Le Dessous Des Toiles : Scène De Plage Aux Environs De Trouville (Eugène Boudin)
Cette toute petite toile, d'un format agréable pour le regard, offre là au spectateur une vision panoramique d'une petite société bourgeoise amassée sur une plage. Les petits aplats de couleurs, judicieusement disposés les uns aux autres, rendent compte de tout ce petit monde agglutiné en grappe dont le vaste ciel, comme un long voile, paraît recouvrir comme un linceul. La plage, silencieuse, spongieuse en dedans attend les flots dont un soleil d'argent a réduit au silence. L'homme, au centre, debout et de dos, tout de noir vêtu, portant un couvre-chef et une canne, sert de Moïse à ce peuple "élu" qui semble attendre que la mer s'ouvre. Ces riches françaises avec leurs ombrelles et leurs robes majestueuses, prolongeant leur exil dominical sur le rivage, donnent, malgré elles, l'image de l'exode. Le chien allongé, au premier plan, l'homme retourné à la canne, nous font deviner le berger et son troupeau. A l’évidence ce cortège, séparé en deux, offrent là une vision de la séparation des eaux lors du passage de la mer rouge. En effet, ce petit couloir formé au centre, est la voie par laquelle le peuple de Dieu est invité à poursuivre son chemin. D’ailleurs l’homme à la canne, la main gauche sur le dossier d'une chaise, laquelle symbolisant le trône, le pouvoir et l’autorité, n’est que la représentation du prince d’Égypte abandonnant son règne pour devenir Moïse. Il est le symbole même du monarque sans trône ni patrie. Delà, il faut comprendre que les apparats, les atours et tout ce raffinement symbolisent en quelque sorte la liberté acquise et la future terre promise où coulent le lait et le miel annoncés par Dieu.

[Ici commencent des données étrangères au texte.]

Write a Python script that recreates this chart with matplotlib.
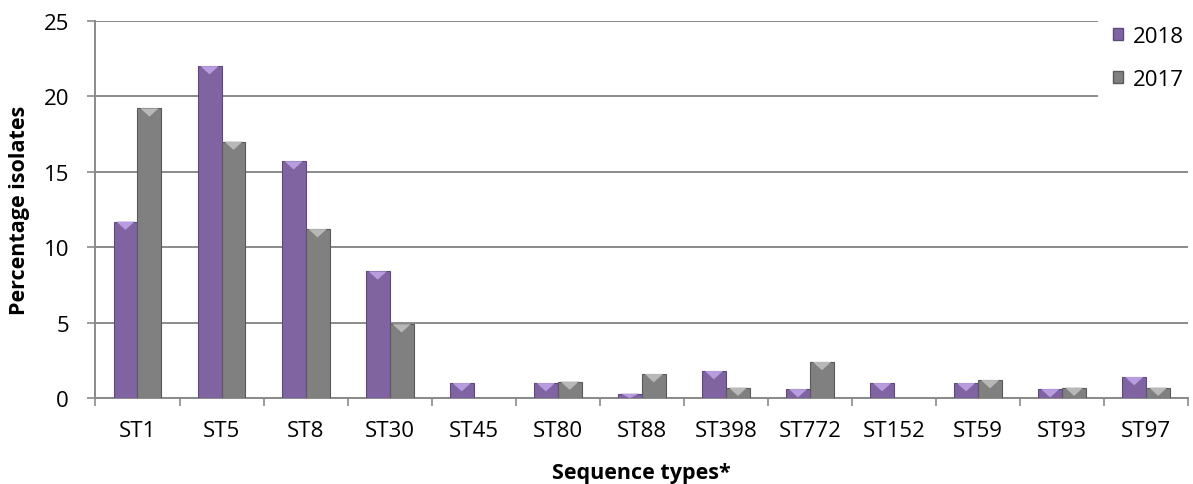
import matplotlib.pyplot as plt
import numpy as np
from matplotlib.patches import Polygon, Patch

plt.rcParams['font.family'] = ['Open Sans', 'DejaVu Sans']

# 数据
sequence_types = ['ST1', 'ST5', 'ST8', 'ST30', 'ST45', 'ST80', 'ST88',
                  'ST398', 'ST772', 'ST152', 'ST59', 'ST93', 'ST97']
pct_2018 = [11.7, 22.0, 15.7, 8.4, 1.0, 1.0, 0.3, 1.8, 0.6, 1.0, 1.0, 0.6, 1.4]
pct_2017 = [19.2, 17.0, 11.2, 4.9, 0.0, 1.1, 1.6, 0.7, 2.4, 0.0, 1.2, 0.7, 0.7]

purple = '#8064A2'
purple_top = '#B89CE0'
gray = '#808080'
gray_top = '#B8B8B8'

fig, ax = plt.subplots(figsize=(11.93, 4.85), dpi=100)
fig.subplots_adjust(left=0.080, right=0.996, top=0.955, bottom=0.177)

x = np.arange(len(sequence_types))
w = 0.285
bars18 = ax.bar(x - w / 2, pct_2018, w, color=purple, edgecolor='#5E4A7A',
                linewidth=0.8, zorder=3)
bars17 = ax.bar(x + w / 2, pct_2017, w, color=gray, edgecolor='#5A5A5A',
                linewidth=0.8, zorder=3)

# 顶部的浅色斜面
for bars, c in [(bars18, purple_top), (bars17, gray_top)]:
    for b in bars:
        h = b.get_height()
        if h <= 0:
            continue
        x0, bw = b.get_x(), b.get_width()
        d = min(0.55, h)
        tri = Polygon([(x0 + bw * 0.12, h), (x0 + bw * 0.88, h),
                       (x0 + bw / 2, h - d)], closed=True,
                      facecolor=c, edgecolor='none', zorder=4)
        ax.add_patch(tri)

ax.set_xlim(-0.5, len(sequence_types) - 0.5)
ax.set_ylim(0, 25)
ax.set_yticks(np.arange(0, 26, 5))
ax.yaxis.grid(True, color='#8A8A8A', linewidth=1.4, zorder=0)
ax.set_axisbelow(True)

# 刻度：类别边界处画刻度线，标签放在中间
ax.set_xticks(np.arange(-0.5, len(sequence_types) + 0.5, 1))
ax.set_xticklabels([])
ax.set_xticks(x, minor=True)
ax.set_xticklabels(sequence_types, minor=True)
ax.tick_params(axis='x', which='major', length=6, width=1.2, color='#8A8A8A')
ax.tick_params(axis='x', which='minor', length=0, pad=16, labelsize=16)
ax.tick_params(axis='y', length=6, width=1.2, color='#8A8A8A', labelsize=16, pad=13)

for s in ['top', 'right']:
    ax.spines[s].set_visible(False)
for s in ['left', 'bottom']:
    ax.spines[s].set_color('#8A8A8A')
    ax.spines[s].set_linewidth(1.4)

ax.set_ylabel('Percentage isolates', fontsize=15.5, fontweight='bold')
ax.yaxis.set_label_coords(-0.060, 0.5)
ax.set_xlabel('Sequence types*', fontsize=15.5, fontweight='bold')
ax.xaxis.set_label_coords(0.5, -0.168)

legend_elements = [Patch(facecolor=purple, edgecolor='#5E4A7A', label='2018'),
                   Patch(facecolor=gray, edgecolor='#5A5A5A', label='2017')]
leg = ax.legend(handles=legend_elements, loc='upper left',
                bbox_to_anchor=(0.920, 0.976), bbox_transform=fig.transFigure,
                borderaxespad=0, frameon=True, fancybox=False, edgecolor='none',
                framealpha=1, fontsize=16, handlelength=0.45, handleheight=0.45,
                handletextpad=0.45, labelspacing=0.97, borderpad=0.7)
leg.set_zorder(5)

plt.savefig('out.png', dpi=100)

Je dirais donc que ce tableau, lors de son exposition au musée de l’orangerie, m’a montré immédiatement cette vision. C’est sans doute que rien ne m’était caché, il répond en impression à cette insinuation permanente des impressionnistes, lesquels savent effacer les frontières et les traits de manière à fantasmer les images en autant d’interprétations qu’il y a de spectateurs. Assurément la quiétude et la sérénité qui se dégagent de la peinture, l’insouciance des personnages ainsi que le bonheur, la prospérité et la paix qui en émane m’ont conduit tout naturellement à l’idée que l’artiste a inconsciemment exprimé la recherche du bien-être. Et le bien-être ici, c’est la plage, loin de la ville et de ses activités, de ses contraintes, de ses bruits et de son économie. Cette échappée belle des bourgeois annonce les congés payés et les premières vacances à la mer pour les ouvriers, cette transhumance sociale ne sera qu’un écho moderne de l’exode du peuple juif. En réalité fuir les grandes villes et leurs industries, leur pollution sonore, respiratoire et visuelle, leur crasse et leur infecte morale performative, c’est fuir une condition aliénatoire très proche de celle qu’ont connu les esclaves juifs en Egypte. Se rendre donc à la mer, c’est se rapprocher du ciel, de l’infini, de Dieu, de la liberté. C’est ôter toutes les cloisons artificielles montées par les hommes, c’est être nu, nu face à l’immensité naturelle dont la beauté rappelle le paradis perdu. Si ici, les bourgeois, comme des moutons qui paissent tranquillement dans la prairie, profitent agréablement de la douceur de vivre, c’est que là naît cet état de bonheur, cet idéal qui habite tout être humain. C’est le temps de la paix, où sous l’immensité du ciel et de la mer, se noie l’existence avec une infime anxiété dont le péché aura tout naturellement daigné accorder.